Take “Surprise” as an example. “Sometimes I feel like a guilty pleasure / Sometimes it don’t feel like pleasure at all,” Krauter sings over a gauzy, sprightly mess of synths and dream-pop guitars. This couplet is ambiguous, but queer people might identify in it the agony of dating while you or your partner (or both of you) aren’t yet out: Sneaking around can be fun at first, but it quickly turns exhausting. “Glued to my phone, I’m just trying to hear you / Sweat on the glass burning holes in my hand,” Krauter later sings, adding the nausea of sleuth-texting and waiting for that long overdue reply to the track’s queer adventure.

Krauter tends to write around sexuality rather than addressing it head-on, which often works but sometimes leaves more to be desired. When he sings “I am telling you this like a juvenile in secret / Confident and trusting you to keep it” over the despondent acoustic whispers of “Kept,” he could be coming out to a close friend or confessing to God in a traditionally Christian manner. The ambiguity is charming, with enough wiggle room for listeners to interpret this track’s events as they see fit. Conversely, on the lightly snapping, dawn-fogged ditty “How,” lyrics such as “What a trip to confront the truth inside your heart / Spilling out in the sunset glowing in the dark” aren’t poignant enough to make the question of whether this song is about realizing one’s atheism or queerness all that compelling.

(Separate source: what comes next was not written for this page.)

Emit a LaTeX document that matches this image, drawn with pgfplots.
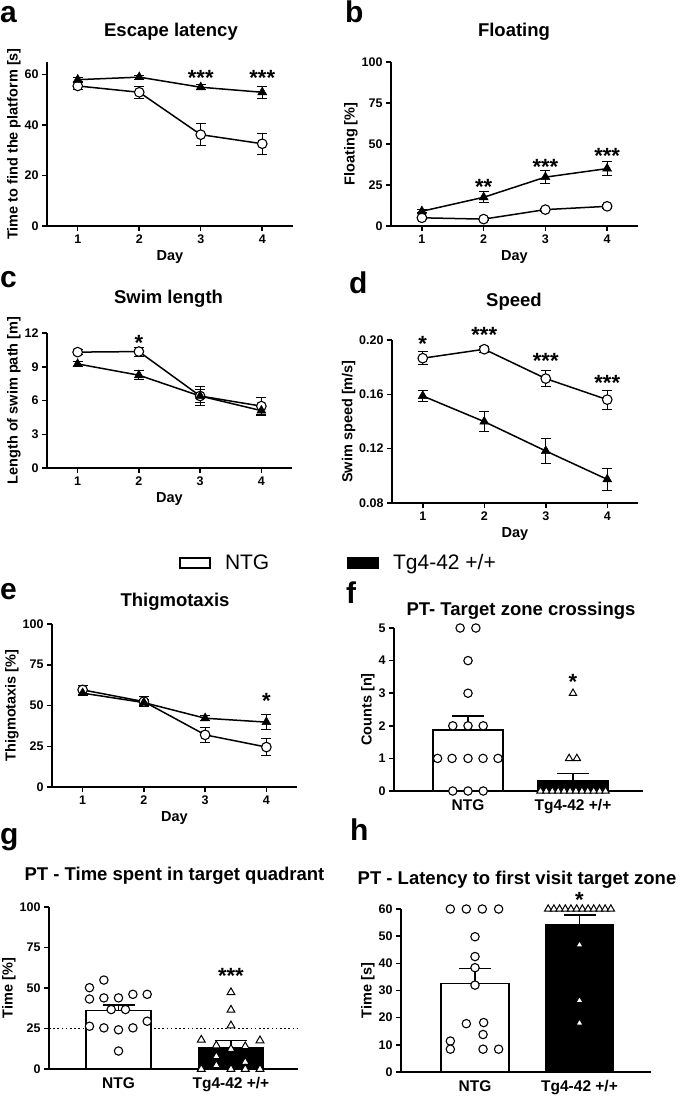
\documentclass[border=0pt]{standalone}
\usepackage{fontspec}
\setmainfont{Liberation Sans}
\usepackage{pgfplots}
\pgfplotsset{compat=1.18}

\newcommand\tickfont{\fontsize{12.5}{14}\selectfont\bfseries}
\newcommand\labfont{\fontsize{14.5}{16}\selectfont\bfseries}
\newcommand\titfont{\fontsize{18.5}{20}\selectfont\bfseries}
\newcommand\letfont{\fontsize{30}{32}\selectfont\bfseries}
\newcommand\starfont{\fontsize{22}{24}\selectfont\bfseries}
\newcommand\catfont{\fontsize{15.5}{17}\selectfont\bfseries}
\newcommand\legfont{\fontsize{21}{23}\selectfont}

\pgfplotsset{
  panel/.style={
    scale only axis, anchor=south west, clip=false,
    axis x line=bottom, axis y line=left,
    axis line style={-, line width=1.5pt, black},
    tick align=outside, major tick length=5pt,
    tick style={line width=1.5pt, black},
    tick label style={font=\tickfont},
    /pgf/number format/assume math mode=true,
    label style={font=\labfont}, ylabel shift=-3pt,
    ymin=0,
  },
  linepanel/.style={panel, xmin=0.5, xmax=4.5, xtick={1,2,3,4}, xlabel={Day}},
  barpanel/.style={panel, xtick={0,1}, xticklabels={NTG,{Tg4-42 +/+}},
    xticklabel style={font=\catfont}, xtick style={draw=none}},
  ntg/.style={black, line width=1.5pt, mark=*, mark size=4.8pt,
    mark options={fill=white, draw=black, line width=1.1pt},
    error bars/.cd, y dir=both, y explicit,
    error bar style={line width=0.9pt, black},
    error mark options={rotate=90, mark size=5pt, line width=0.9pt, black}},
  tg/.style={black, line width=1.5pt, mark=triangle*, mark size=5.2pt,
    mark options={fill=black, draw=black, line width=0.5pt},
    error bars/.cd, y dir=both, y explicit,
    error bar style={line width=0.9pt, black},
    error mark options={rotate=90, mark size=5pt, line width=0.9pt, black}},
  whitebar/.style={ybar, bar width=#1, fill=white, draw=black, line width=1.5pt,
    error bars/.cd, y dir=plus, y explicit,
    error bar style={line width=1.1pt, black},
    error mark options={rotate=90, mark size=16pt, line width=1.1pt, black}},
  blackbar/.style={ybar, bar width=#1, fill=black, draw=black, line width=1.5pt,
    error bars/.cd, y dir=plus, y explicit,
    error bar style={line width=1.1pt, black},
    error mark options={rotate=90, mark size=16pt, line width=1.1pt, black}},
  dotc/.style={only marks, mark=*, mark size=4.2pt,
    mark options={fill=white, draw=black, line width=1.1pt}},
  dott/.style={only marks, mark=triangle*, mark size=#1,
    mark options={fill=white, draw=black, line width=1pt}},
}
\tikzset{star/.style={font=\starfont, yshift=-4.5pt, inner sep=0pt}}

\begin{document}
\begin{tikzpicture}
\useasboundingbox (0pt,0pt) rectangle (689pt,-1097pt);

% ---- a: escape latency
\begin{axis}[linepanel, at={(47pt,-226pt)}, width=246pt, height=164pt,
  ymax=65, ytick={0,20,40,60}, ylabel={Time to find the platform [s]}]
\addplot[ntg] coordinates {(1,55.5) +- (0,1.2) (2,53) +- (0,2.5) (3,36.2) +- (0,4.3) (4,32.6) +- (0,4.2)};
\addplot[tg] coordinates {(1,58) +- (0,0.8) (2,59) +- (0,0.8) (3,55) +- (0,1.0) (4,53) +- (0,2.5)};
\node[star] at (axis cs:3,60.4) {***};
\node[star] at (axis cs:4,60.4) {***};
\end{axis}

% ---- b: floating
\begin{axis}[linepanel, at={(391pt,-226pt)}, width=247pt, height=164pt,
  ymax=100, ytick={0,25,50,75,100}, ylabel={Floating [\%]}]
\addplot[ntg] coordinates {(1,5) +- (0,0.8) (2,4.2) +- (0,0.8) (3,10) +- (0,1) (4,12) +- (0,1)};
\addplot[tg] coordinates {(1,9) +- (0,1) (2,17.5) +- (0,3.3) (3,29.8) +- (0,3.9) (4,35) +- (0,4.2)};
\node[star] at (axis cs:2,26.4) {**};
\node[star] at (axis cs:3,38.6) {***};
\node[star] at (axis cs:4,45.7) {***};
\end{axis}

% ---- c: swim length
\begin{axis}[linepanel, at={(47pt,-468pt)}, width=245pt, height=135pt,
  ymax=12, ytick={0,3,6,9,12}, ylabel={Length of swim path [m]}]
\addplot[ntg] coordinates {(1,10.3) +- (0,0.2) (2,10.35) +- (0,0.4) (3,6.4) +- (0,0.85) (4,5.5) +- (0,0.8)};
\addplot[tg] coordinates {(1,9.25) +- (0,0.2) (2,8.25) +- (0,0.4) (3,6.4) +- (0,0.6) (4,5.1) +- (0,0.35)};
\node[star] at (axis cs:2,11.5) {*};
\end{axis}

% ---- d: speed
\begin{axis}[linepanel, at={(392pt,-503pt)}, width=246pt, height=163pt,
  ymin=0.08, ymax=0.2, ytick={0.08,0.12,0.16,0.20}, ylabel={Swim speed [m/s]},
  yticklabel style={/pgf/number format/.cd, fixed, fixed zerofill, precision=2}]
\addplot[ntg] coordinates {(1,0.1866) +- (0,0.0049) (2,0.1932) +- (0,0.002) (3,0.1716) +- (0,0.0061) (4,0.1561) +- (0,0.0069)};
\addplot[tg] coordinates {(1,0.1588) +- (0,0.0043) (2,0.1399) +- (0,0.0074) (3,0.1183) +- (0,0.0091) (4,0.0974) +- (0,0.0079)};
\node[star] at (axis cs:1,0.2005) {*};
\node[star] at (axis cs:2,0.2067) {***};
\node[star] at (axis cs:3,0.1882) {***};
\node[star] at (axis cs:4,0.1718) {***};
\end{axis}

% ---- legend
\begin{axis}[hide axis, scale only axis, width=1pt, height=1pt, anchor=west,
  at={(176pt,-563pt)}, xmin=0, xmax=1, ymin=0, ymax=1,
  legend image code/.code={\draw[#1] (0pt,-5pt) rectangle (30pt,5pt);},
  legend style={at={(0,0.5)}, anchor=west, draw=none, fill=none, font=\legfont,
    legend columns=2,
    /tikz/every odd column/.append style={column sep=12pt},
    /tikz/every even column/.append style={column sep=76pt}}]
\addlegendimage{draw=black, fill=white, line width=1.8pt}
\addlegendentry{NTG}
\addlegendimage{draw=black, fill=black, line width=1.8pt}
\addlegendentry{Tg4-42 +/+}
\end{axis}

% ---- e: thigmotaxis
\begin{axis}[linepanel, at={(52pt,-787pt)}, width=245pt, height=163pt,
  ymax=100, ytick={0,25,50,75,100}, ylabel={Thigmotaxis [\%]}]
\addplot[ntg] coordinates {(1,59.6) +- (0,3) (2,52.4) +- (0,3.2) (3,32) +- (0,4.4) (4,24.5) +- (0,5.3)};
\addplot[tg] coordinates {(1,57.6) +- (0,1.5) (2,51.8) +- (0,2) (3,42.2) +- (0,1.5) (4,39.8) +- (0,4.7)};
\node[star] at (axis cs:4,55.4) {*};
\end{axis}

% ---- f: target zone crossings
\begin{axis}[barpanel, at={(394pt,-791pt)}, width=249pt, height=163pt,
  xmin=-0.705, xmax=1.667, ymax=5, ytick={0,1,2,3,4,5}, ylabel={Counts [n]}]
\addplot[whitebar=70pt] coordinates {(0,1.87) +- (0,0.43)};
\addplot[blackbar=70pt] coordinates {(1,0.33) +- (0,0.21)};
\addplot[dotc] coordinates {
  (-0.145,0) (0,0) (0.145,0)
  (-0.29,1) (-0.152,1) (0,1) (0.143,1) (0.286,1)
  (-0.145,2) (0,2) (0.145,2)
  (0,3) (0,4) (-0.075,5) (0.075,5)};
\addplot[dott=4.2pt] coordinates {
  (1,3) (0.963,1) (1.037,1)
  (0.69,0) (0.746,0) (0.803,0) (0.859,0) (0.915,0) (0.972,0)
  (1.028,0) (1.085,0) (1.141,0) (1.197,0) (1.254,0) (1.31,0)};
\node[star] at (axis cs:1,3.49) {*};
\end{axis}

% ---- g: time in target quadrant
\begin{axis}[barpanel, at={(49pt,-1069pt)}, width=249pt, height=162pt,
  xmin=-0.618, xmax=1.596, ymax=100, ytick={0,25,50,75,100}, ylabel={Time [\%]}]
\addplot[black, line width=1.3pt, dash pattern=on 1.6pt off 2.6pt] coordinates {(-0.618,25) (1.596,25)};
\addplot[whitebar=65pt] coordinates {(0,36.2) +- (0,3.3)};
\addplot[blackbar=65pt] coordinates {(1,13.4) +- (0,4)};
\addplot[dotc] coordinates {
  (-0.258,50.2) (-0.13,54.9) (-0.258,43.2) (-0.13,43.9) (0,43.9) (0.128,46.1) (0.255,46.1)
  (-0.065,36.7) (0.062,36.7) (-0.258,26.4) (-0.13,25.4) (0,24.2) (0.128,25.4) (0.255,29.5)
  (0,11.1)};
\addplot[dott=4.5pt] coordinates {
  (1,47.3) (1,36.5) (1,26.8) (0.736,18) (1.258,17.6) (0.87,14.5) (1.127,13.9) (1,12.3)
  (0.87,7.8) (1.127,4.3) (0.87,2.3) (0.736,0) (1,0) (1.127,0) (1.258,0)};
\node[star] at (axis cs:1,60) {***};
\end{axis}

% ---- h: latency to first visit
\begin{axis}[barpanel, at={(401pt,-1072pt)}, width=250pt, height=163pt,
  xmin=-0.708, xmax=1.684, ymax=60, ytick={0,10,20,30,40,50,60}, ylabel={Time [s]}]
\addplot[whitebar=68pt] coordinates {(0,32.6) +- (0,5.6)};
\addplot[blackbar=68pt] coordinates {(1,54.2) +- (0,3.6)};
\addplot[dotc] coordinates {
  (-0.236,60) (-0.083,60) (0.07,60) (0.226,60) (0,49.8) (0,42.5) (0,38.4) (0,32)
  (-0.083,17.8) (0.083,18.2) (0.077,13.8) (-0.236,11.4) (-0.236,8.4) (0.077,8.4) (0.226,8.4)};
\addplot[dott=4.2pt] coordinates {
  (0.7,60) (0.755,60) (0.809,60) (0.864,60) (0.918,60) (0.973,60)
  (1.027,60) (1.082,60) (1.136,60) (1.191,60) (1.245,60) (1.3,60)
  (1,46.8) (1,26.3) (1,18)};
\node[star] at (axis cs:1,65.1) {*};
\end{axis}

% ---- titles
\node[font=\titfont, anchor=base] at (171pt,-37pt) {Escape latency};
\node[font=\titfont, anchor=base] at (514pt,-37pt) {Floating};
\node[font=\titfont, anchor=base] at (168.5pt,-303pt) {Swim length};
\node[font=\titfont, anchor=base] at (514pt,-306.7pt) {Speed};
\node[font=\titfont, anchor=base] at (175pt,-606.7pt) {Thigmotaxis};
\node[font=\titfont, anchor=base] at (521pt,-615pt) {PT- Target zone crossings};
\node[font=\titfont, anchor=base] at (174.5pt,-880pt) {PT - Time spent in target quadrant};
\node[font=\titfont, anchor=base] at (517pt,-884pt) {PT - Latency to first visit target zone};

% ---- panel letters
\node[font=\letfont, anchor=base west, inner sep=0pt] at (0pt,-23pt) {a};
\node[font=\letfont, anchor=base west, inner sep=0pt] at (345pt,-23pt) {b};
\node[font=\letfont, anchor=base west, inner sep=0pt] at (0pt,-287pt) {c};
\node[font=\letfont, anchor=base west, inner sep=0pt] at (349pt,-293pt) {d};
\node[font=\letfont, anchor=base west, inner sep=0pt] at (0pt,-599pt) {e};
\node[font=\letfont, anchor=base west, inner sep=0pt] at (346pt,-603pt) {f};
\node[font=\letfont, anchor=base west, inner sep=0pt] at (0pt,-844pt) {g};
\node[font=\letfont, anchor=base west, inner sep=0pt] at (350pt,-840pt) {h};
\end{tikzpicture}
\end{document}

When Krauter occasionally abandons the nebulous for the concrete, Full Hand leaps forth with full potency. “Tell that pretty boy I want to see him dance, dance away,” from single “Pretty Boy,” is the album’s most explicitly queer lyric by a long shot, and Krauter’s aching warble and wistful guitars are as affecting as his wish. On “Piper,” he depicts the apparent calamitousness of a minuscule fashion struggle with lyrical deftness he doesn’t often achieve on Full Hand. “Spent the evening looking in the mirror and tucking my shirt back in / Play with my hair till I throw up both my hands, say ‘fuck it’ and just give in,” he sighs over a plodding keyboard arrangement, and anyone who’s ever cared way too much about appearing to wear proper-fitting clothes (here’s to Queer Eye giving a whole generation of queer people anxiety about the French tuck) will immediately feel seen. Were Krauter to this immaculately detail his struggles with sexuality and religion more often, listeners might find themselves with fuller hands, but halfway there ain’t bad either.